EXERCISE INSTRUCTIONS: Print the lines from the one that contains "What matplotlib code" to the one that contains "from matplotlib.lines import Line2D", inclusive, exactly as they appear, and please drop any pictures.

Lines of data:
● ● ●

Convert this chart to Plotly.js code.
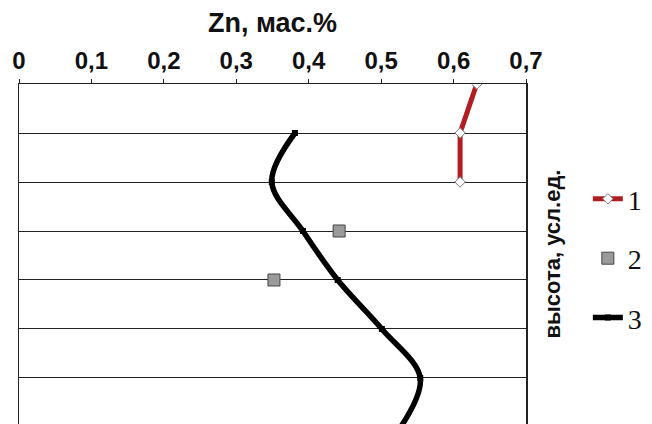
<!DOCTYPE html>
<html>
<head>
<meta charset="utf-8">
<script src="https://cdn.plot.ly/plotly-3.0.1.min.js"></script>
<style>html,body{margin:0;padding:0;background:#fff;}#chart{width:652px;height:424px;}</style>
</head>
<body>
<div id="chart"></div>
<script>
// Heights (conventional units) and Zn content, wt.%
const s1Height = [7, 6, 5];
const s1Zn = [0.632, 0.609, 0.609];
const s2Height = [4, 3];
const s2Zn = [0.442, 0.352];
const s3Height = [6, 5, 4, 3, 2, 1, 0];
const s3Zn = [0.381, 0.349, 0.392, 0.440, 0.501, 0.554, 0.527];
const seriesNames = ['1', '2', '3'];
const xTickVals = [0, 0.1, 0.2, 0.3, 0.4, 0.5, 0.6, 0.7];
const xTickText = ['0', '0,1', '0,2', '0,3', '0,4', '0,5', '0,6', '0,7'];

const traces = [
  {x: s1Zn, y: s1Height, name: seriesNames[0], legendgroup: 'a', mode: 'lines+markers',
   line: {color: '#b01e24', width: 5, shape: 'linear'},
   marker: {symbol: 'diamond', size: 8, color: '#ffffff', line: {color: '#777', width: 1}}},
  {x: s2Zn, y: s2Height, name: seriesNames[1], legendgroup: 'b', mode: 'markers',
   marker: {symbol: 'square', size: 12, color: '#9a9a9a', line: {color: '#444', width: 1}}},
  {x: s3Zn, y: s3Height, name: seriesNames[2], legendgroup: 'c', mode: 'lines+markers',
   line: {color: '#000', width: 5.5, shape: 'spline'},
   marker: {symbol: 'square', size: 6, color: '#000'}}
];

const layout = {
  width: 652, height: 424,
  margin: {l: 19, r: 126, t: 84, b: 0, pad: 0},
  paper_bgcolor: '#ffffff', plot_bgcolor: '#ffffff',
  showlegend: true,
  legend: {x: 1.122, xanchor: 'left', y: 0.735, yanchor: 'top', traceorder: 'grouped',
           tracegroupgap: 20, font: {family: 'Liberation Serif, Times New Roman, serif', size: 28, color: '#111'},
           bgcolor: 'rgba(0,0,0,0)', itemwidth: 30},
  xaxis: {side: 'top', range: [0, 0.7], tickvals: xTickVals, ticktext: xTickText,
          showgrid: false, zeroline: false, showline: true, linecolor: '#222', linewidth: 1.5,
          ticks: 'outside', ticklen: 4, tickcolor: '#222', tickwidth: 1,
          tickfont: {family: 'Arial, Liberation Sans, sans-serif', size: 24, color: '#111', weight: 'bold'},
          title: {text: 'Zn, мас.%', standoff: 6,
                  font: {family: 'Arial, Liberation Sans, sans-serif', size: 27, color: '#111', weight: 'bold'}}},
  yaxis: {side: 'right', range: [0.061, 7], dtick: 1, tick0: 0, showticklabels: false, ticks: '',
          showgrid: true, gridcolor: '#222', gridwidth: 1, zeroline: false,
          showline: true, mirror: true, linecolor: '#222', linewidth: 1.5,
          title: {text: 'высота, усл.ед.', standoff: 18,
                  font: {family: 'Arial, Liberation Sans, sans-serif', size: 22, color: '#111', weight: 'bold'}}}
};

Plotly.newPlot('chart', traces, layout, {displayModeBar: false, staticPlot: true});
</script>
</body>
</html>
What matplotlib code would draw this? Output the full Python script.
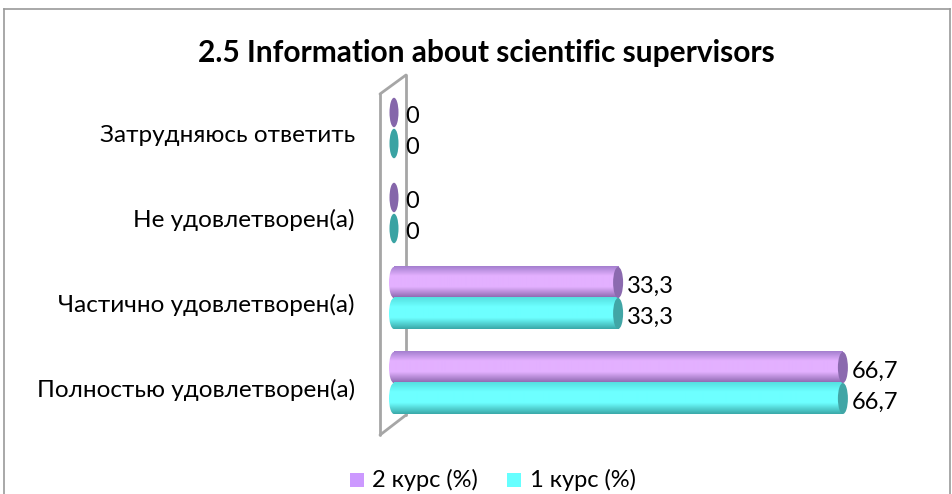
import numpy as np
import matplotlib
matplotlib.use("Agg")
import matplotlib.pyplot as plt
from matplotlib.patches import Ellipse, Rectangle
from matplotlib.colors import to_rgb
from matplotlib.lines import Line2D

title = "2.5 Information about scientific supervisors"
categories = ["Полностью удовлетворен(а)", "Частично удовлетворен(а)",
              "Не удовлетворен(а)", "Затрудняюсь ответить"]
series_names = ["2 курс (%)", "1 курс (%)"]
values_2 = [66.7, 33.3, 0, 0]
values_1 = [66.7, 33.3, 0, 0]
value_labels_2 = ["66,7", "33,3", "0", "0"]
value_labels_1 = ["66,7", "33,3", "0", "0"]

W, H = 953, 494
fig = plt.figure(figsize=(W / 100, H / 100), dpi=100)
fig.patch.set_facecolor("white")

# figure border
bc = dict(transform=fig.transFigure, color="#9a9a9a", lw=1.2)
fig.add_artist(Line2D([4 / W, 4 / W], [0, 1 - 9 / H], **bc))
fig.add_artist(Line2D([4 / W, 950 / W], [1 - 9 / H, 1 - 9 / H], **bc))
fig.add_artist(Line2D([950 / W, 950 / W], [0, 1 - 9 / H], **bc))

ax_l, ax_r, ax_t, ax_b = 375, 900, 60, 450
ax = fig.add_axes([ax_l / W, 1 - ax_b / H, (ax_r - ax_l) / W, (ax_b - ax_t) / H])
ax.set_axis_off()

px_per_unit = 6.73
x0px = 394
def px2x(p):
    return (p - x0px) / px_per_unit
cat0_px, spacing = 383.0, 85.0
def py2y(p):
    return (cat0_px - p) / spacing

xlim = (px2x(ax_l), px2x(ax_r))
ylim = (py2y(ax_b), py2y(ax_t))

# 3D wall
wall = dict(color="#a6a6a6", lw=2, zorder=1, solid_capstyle="round")
fx, bx = px2x(380), px2x(406)
ax.plot([fx, fx], [py2y(94), py2y(435)], **wall)
ax.plot([bx, bx], [py2y(75), py2y(415)], **wall)
ax.plot([fx, bx], [py2y(94), py2y(75)], **wall)
ax.plot([fx, bx], [py2y(435), py2y(415)], **wall)

bar_h = 0.365
cap_w = 10 / px_per_unit

def gradient_colors(top, light, bottom, n=64):
    t = np.linspace(0, 1, n)
    top, light, bottom = map(np.array, map(to_rgb, (top, light, bottom)))
    out = np.zeros((n, 1, 3))
    for i, v in enumerate(t):
        if v < 0.3:
            f = v / 0.3
            c = top * (1 - f) + light * f
        elif v < 0.65:
            c = light
        else:
            f = (v - 0.65) / 0.35
            c = light * (1 - f) + bottom * f
        out[i, 0] = c
    return out

styles = [
    dict(top="#a47fcf", light="#e3b0ff", bottom="#8a66ad", cap="#8b6aaf", zero="#8566aa"),
    dict(top="#55e0e0", light="#6dffff", bottom="#3aa9a9", cap="#41a6a6", zero="#3aa3a3"),
]

FS = 17
for si, (vals, labs) in enumerate([(values_2, value_labels_2), (values_1, value_labels_1)]):
    st = styles[si]
    grad = gradient_colors(st["top"], st["light"], st["bottom"])
    for ci, v in enumerate(vals):
        yc = ci + (bar_h / 2 if si == 0 else -bar_h / 2)
        y0, y1 = yc - bar_h / 2, yc + bar_h / 2
        if v > 0:
            ax.imshow(grad, extent=[0, v, y0, y1], aspect="auto", origin="upper",
                      interpolation="bilinear", zorder=3)
            clip = Ellipse((0, yc), cap_w, bar_h, facecolor="none", edgecolor="none", zorder=0)
            ax.add_patch(clip)
            ax.imshow(grad, extent=[-cap_w / 2, 0.05, y0, y1], aspect="auto", origin="upper",
                      interpolation="bilinear", zorder=2.6, clip_path=clip)
            ax.add_patch(Ellipse((v, yc), cap_w, bar_h, facecolor=st["cap"],
                                 edgecolor="none", zorder=4))
        else:
            ax.add_patch(Ellipse((0, yc), 9 / px_per_unit, bar_h * 0.95, facecolor=st["zero"],
                                 edgecolor="none", zorder=4))
        ax.annotate(labs[ci], xy=(v, yc), xytext=(9 if v > 0 else 11, -4), textcoords="offset pixels",
                    ha="left", va="center", fontsize=FS, family="Lato", color="black", zorder=5)

for ci, cat in enumerate(categories):
    ax.annotate(cat, xy=(px2x(355), ci), xytext=(0, -7), textcoords="offset pixels",
                ha="right", va="center", fontsize=17.5, family="Lato", color="black",
                annotation_clip=False)

ax.set_xlim(*xlim)
ax.set_ylim(*ylim)

fig.text(486 / W, 1 - 53 / H, title, ha="center", va="center", fontsize=21.5,
         fontweight="bold", family="Lato", color="black")

# legend
leg_items = [(series_names[0], "#cc99ff", 350, 372), (series_names[1], "#66ffff", 507, 530)]
for name, col, xpx, tx in leg_items:
    fig.patches.append(Rectangle((xpx / W, 1 - 487 / H), 14 / W, 14 / H,
                                 transform=fig.transFigure, facecolor=col, edgecolor="none"))
    fig.text(tx / W, 1 - 480 / H, name, ha="left", va="center", fontsize=FS,
             family="Lato", color="black")

fig.savefig("out.png", dpi=100, facecolor="white")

● ● ●

FINAL RESULT:
What matplotlib code would draw this? Output the full Python script.
import numpy as np
import matplotlib
matplotlib.use("Agg")
import matplotlib.pyplot as plt
from matplotlib.patches import Ellipse, Rectangle
from matplotlib.colors import to_rgb
from matplotlib.lines import Line2D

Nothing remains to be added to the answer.